> Work required:
Only the lines from the line with "Generate a web" through the line with "-0.01, -0.01, -0.01];" should be copied, exactly as they appear, with both ends kept.

> Record excerpts:
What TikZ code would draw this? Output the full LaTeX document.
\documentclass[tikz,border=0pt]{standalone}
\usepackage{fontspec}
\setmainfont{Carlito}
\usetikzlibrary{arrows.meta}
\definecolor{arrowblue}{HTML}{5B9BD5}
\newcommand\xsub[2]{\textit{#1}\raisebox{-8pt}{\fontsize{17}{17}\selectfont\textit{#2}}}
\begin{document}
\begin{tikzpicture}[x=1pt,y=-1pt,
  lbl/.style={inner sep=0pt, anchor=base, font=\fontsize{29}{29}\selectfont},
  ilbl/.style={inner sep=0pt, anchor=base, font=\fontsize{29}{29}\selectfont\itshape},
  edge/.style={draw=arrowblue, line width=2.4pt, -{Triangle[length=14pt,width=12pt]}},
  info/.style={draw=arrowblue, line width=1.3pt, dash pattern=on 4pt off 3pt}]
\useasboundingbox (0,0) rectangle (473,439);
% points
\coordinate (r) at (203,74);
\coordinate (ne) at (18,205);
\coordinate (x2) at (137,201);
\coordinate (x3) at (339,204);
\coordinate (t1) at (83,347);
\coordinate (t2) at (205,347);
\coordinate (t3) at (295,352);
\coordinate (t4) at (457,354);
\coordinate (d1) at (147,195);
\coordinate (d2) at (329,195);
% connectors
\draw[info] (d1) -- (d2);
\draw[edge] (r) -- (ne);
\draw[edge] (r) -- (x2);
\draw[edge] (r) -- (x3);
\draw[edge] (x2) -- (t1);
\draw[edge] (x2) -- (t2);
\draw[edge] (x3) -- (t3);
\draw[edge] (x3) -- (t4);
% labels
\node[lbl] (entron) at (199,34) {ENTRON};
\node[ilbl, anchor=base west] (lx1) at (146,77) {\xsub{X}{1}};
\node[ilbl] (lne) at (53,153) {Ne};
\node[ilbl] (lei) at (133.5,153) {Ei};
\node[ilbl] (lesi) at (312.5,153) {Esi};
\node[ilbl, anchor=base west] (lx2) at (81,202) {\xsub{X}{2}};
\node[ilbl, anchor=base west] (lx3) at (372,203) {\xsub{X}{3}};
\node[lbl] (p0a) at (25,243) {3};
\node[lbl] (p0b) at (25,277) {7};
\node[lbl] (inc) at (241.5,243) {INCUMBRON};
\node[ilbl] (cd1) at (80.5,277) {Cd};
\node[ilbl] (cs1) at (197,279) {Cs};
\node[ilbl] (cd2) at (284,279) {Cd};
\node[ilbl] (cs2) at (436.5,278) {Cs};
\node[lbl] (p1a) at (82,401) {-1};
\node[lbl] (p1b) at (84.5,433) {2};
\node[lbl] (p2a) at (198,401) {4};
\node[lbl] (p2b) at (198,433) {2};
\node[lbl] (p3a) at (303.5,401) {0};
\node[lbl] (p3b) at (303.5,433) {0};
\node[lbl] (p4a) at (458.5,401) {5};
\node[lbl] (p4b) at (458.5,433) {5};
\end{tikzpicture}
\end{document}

---

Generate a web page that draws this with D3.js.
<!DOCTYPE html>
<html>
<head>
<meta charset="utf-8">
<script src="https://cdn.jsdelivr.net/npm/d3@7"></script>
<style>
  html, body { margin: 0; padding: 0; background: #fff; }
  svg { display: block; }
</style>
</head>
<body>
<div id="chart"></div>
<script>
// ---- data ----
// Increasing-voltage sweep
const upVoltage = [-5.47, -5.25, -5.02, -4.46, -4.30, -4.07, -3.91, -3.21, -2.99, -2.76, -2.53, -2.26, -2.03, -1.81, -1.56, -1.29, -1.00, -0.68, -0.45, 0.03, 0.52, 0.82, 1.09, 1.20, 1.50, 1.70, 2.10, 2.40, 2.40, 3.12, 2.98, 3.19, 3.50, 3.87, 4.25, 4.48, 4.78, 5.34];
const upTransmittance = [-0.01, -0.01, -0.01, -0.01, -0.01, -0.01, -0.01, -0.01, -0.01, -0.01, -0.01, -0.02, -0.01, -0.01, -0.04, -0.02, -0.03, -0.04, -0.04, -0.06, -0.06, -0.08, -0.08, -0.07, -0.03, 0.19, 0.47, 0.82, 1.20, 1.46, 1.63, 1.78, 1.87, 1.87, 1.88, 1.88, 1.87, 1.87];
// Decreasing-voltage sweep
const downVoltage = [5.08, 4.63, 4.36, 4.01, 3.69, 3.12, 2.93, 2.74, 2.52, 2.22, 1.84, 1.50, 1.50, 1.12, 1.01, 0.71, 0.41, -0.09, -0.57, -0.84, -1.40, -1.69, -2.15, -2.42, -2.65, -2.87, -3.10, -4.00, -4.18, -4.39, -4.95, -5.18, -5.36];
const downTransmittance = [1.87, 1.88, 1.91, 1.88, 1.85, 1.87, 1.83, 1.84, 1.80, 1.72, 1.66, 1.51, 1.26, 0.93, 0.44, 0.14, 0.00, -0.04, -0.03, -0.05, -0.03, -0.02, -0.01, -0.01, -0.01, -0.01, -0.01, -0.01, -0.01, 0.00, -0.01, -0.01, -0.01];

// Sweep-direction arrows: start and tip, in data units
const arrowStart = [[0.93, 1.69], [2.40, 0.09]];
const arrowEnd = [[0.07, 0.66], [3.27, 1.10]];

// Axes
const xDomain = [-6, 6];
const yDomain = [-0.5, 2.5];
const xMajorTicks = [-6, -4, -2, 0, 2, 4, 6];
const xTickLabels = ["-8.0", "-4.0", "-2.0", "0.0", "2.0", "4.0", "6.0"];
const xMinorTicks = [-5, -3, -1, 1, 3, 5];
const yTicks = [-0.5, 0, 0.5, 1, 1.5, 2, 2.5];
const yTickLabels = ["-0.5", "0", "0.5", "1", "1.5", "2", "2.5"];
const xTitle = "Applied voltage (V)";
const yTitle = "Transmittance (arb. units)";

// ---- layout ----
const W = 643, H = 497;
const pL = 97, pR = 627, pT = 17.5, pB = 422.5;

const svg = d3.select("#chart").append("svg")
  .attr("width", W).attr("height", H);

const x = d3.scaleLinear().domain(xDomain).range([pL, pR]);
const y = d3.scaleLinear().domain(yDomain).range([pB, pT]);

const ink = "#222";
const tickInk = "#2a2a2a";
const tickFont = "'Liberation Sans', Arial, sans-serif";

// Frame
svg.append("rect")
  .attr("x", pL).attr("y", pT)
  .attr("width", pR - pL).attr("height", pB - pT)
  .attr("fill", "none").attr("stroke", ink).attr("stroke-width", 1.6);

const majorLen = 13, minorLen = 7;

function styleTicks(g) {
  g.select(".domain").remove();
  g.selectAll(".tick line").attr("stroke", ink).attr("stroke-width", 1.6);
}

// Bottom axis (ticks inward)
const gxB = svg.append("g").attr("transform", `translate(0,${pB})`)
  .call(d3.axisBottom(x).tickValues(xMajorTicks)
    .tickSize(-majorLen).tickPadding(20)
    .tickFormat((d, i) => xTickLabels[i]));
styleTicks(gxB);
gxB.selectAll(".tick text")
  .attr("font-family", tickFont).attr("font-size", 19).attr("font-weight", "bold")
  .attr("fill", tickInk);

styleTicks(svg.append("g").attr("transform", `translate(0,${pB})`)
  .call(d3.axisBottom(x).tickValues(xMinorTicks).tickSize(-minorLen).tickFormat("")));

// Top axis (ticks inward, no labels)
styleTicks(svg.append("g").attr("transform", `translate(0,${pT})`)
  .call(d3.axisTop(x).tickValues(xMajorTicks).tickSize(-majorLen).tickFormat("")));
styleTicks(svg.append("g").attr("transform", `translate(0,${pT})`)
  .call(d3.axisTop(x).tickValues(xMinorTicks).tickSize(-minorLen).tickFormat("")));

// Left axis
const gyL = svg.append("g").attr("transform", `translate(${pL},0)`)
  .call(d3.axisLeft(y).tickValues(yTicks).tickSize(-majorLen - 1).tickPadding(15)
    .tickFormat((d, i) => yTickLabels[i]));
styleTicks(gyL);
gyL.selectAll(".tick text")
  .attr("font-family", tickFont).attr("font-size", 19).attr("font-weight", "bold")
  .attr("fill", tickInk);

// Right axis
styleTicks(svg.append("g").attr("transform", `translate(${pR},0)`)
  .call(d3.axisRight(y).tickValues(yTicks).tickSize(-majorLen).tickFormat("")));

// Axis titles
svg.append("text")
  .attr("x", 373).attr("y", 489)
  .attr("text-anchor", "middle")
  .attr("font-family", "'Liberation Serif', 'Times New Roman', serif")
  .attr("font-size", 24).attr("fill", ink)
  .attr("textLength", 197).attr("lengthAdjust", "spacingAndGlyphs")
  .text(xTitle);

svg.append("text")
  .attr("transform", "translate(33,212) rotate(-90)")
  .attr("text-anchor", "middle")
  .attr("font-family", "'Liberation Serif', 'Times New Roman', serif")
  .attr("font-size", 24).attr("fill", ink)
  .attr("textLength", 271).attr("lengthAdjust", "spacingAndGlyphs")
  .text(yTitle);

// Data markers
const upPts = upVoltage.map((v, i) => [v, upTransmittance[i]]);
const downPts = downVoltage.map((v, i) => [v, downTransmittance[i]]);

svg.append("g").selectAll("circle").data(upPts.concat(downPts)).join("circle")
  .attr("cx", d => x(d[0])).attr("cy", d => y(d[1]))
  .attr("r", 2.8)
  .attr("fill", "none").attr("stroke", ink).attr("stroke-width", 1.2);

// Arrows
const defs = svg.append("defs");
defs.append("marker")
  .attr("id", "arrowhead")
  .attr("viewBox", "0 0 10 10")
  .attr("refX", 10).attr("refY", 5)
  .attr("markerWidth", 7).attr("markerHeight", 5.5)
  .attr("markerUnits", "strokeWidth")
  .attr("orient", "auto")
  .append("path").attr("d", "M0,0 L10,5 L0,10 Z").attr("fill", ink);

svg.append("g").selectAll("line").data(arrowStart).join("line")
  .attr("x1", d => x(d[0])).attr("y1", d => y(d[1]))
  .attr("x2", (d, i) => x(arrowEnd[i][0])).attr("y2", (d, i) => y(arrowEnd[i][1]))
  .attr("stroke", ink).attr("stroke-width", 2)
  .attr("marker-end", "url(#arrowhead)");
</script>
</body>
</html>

> Written solution:
Generate a web page that draws this with D3.js.
<!DOCTYPE html>
<html>
<head>
<meta charset="utf-8">
<script src="https://cdn.jsdelivr.net/npm/d3@7"></script>
<style>
  html, body { margin: 0; padding: 0; background: #fff; }
  svg { display: block; }
</style>
</head>
<body>
<div id="chart"></div>
<script>
// ---- data ----
// Increasing-voltage sweep
const upVoltage = [-5.47, -5.25, -5.02, -4.46, -4.30, -4.07, -3.91, -3.21, -2.99, -2.76, -2.53, -2.26, -2.03, -1.81, -1.56, -1.29, -1.00, -0.68, -0.45, 0.03, 0.52, 0.82, 1.09, 1.20, 1.50, 1.70, 2.10, 2.40, 2.40, 3.12, 2.98, 3.19, 3.50, 3.87, 4.25, 4.48, 4.78, 5.34];
const upTransmittance = [-0.01, -0.01, -0.01, -0.01, -0.01, -0.01, -0.01, -0.01, -0.01, -0.01, -0.01, -0.02, -0.01, -0.01, -0.04, -0.02, -0.03, -0.04, -0.04, -0.06, -0.06, -0.08, -0.08, -0.07, -0.03, 0.19, 0.47, 0.82, 1.20, 1.46, 1.63, 1.78, 1.87, 1.87, 1.88, 1.88, 1.87, 1.87];
// Decreasing-voltage sweep
const downVoltage = [5.08, 4.63, 4.36, 4.01, 3.69, 3.12, 2.93, 2.74, 2.52, 2.22, 1.84, 1.50, 1.50, 1.12, 1.01, 0.71, 0.41, -0.09, -0.57, -0.84, -1.40, -1.69, -2.15, -2.42, -2.65, -2.87, -3.10, -4.00, -4.18, -4.39, -4.95, -5.18, -5.36];
const downTransmittance = [1.87, 1.88, 1.91, 1.88, 1.85, 1.87, 1.83, 1.84, 1.80, 1.72, 1.66, 1.51, 1.26, 0.93, 0.44, 0.14, 0.00, -0.04, -0.03, -0.05, -0.03, -0.02, -0.01, -0.01, -0.01, -0.01, -0.01, -0.01, -0.01, 0.00, -0.01, -0.01, -0.01];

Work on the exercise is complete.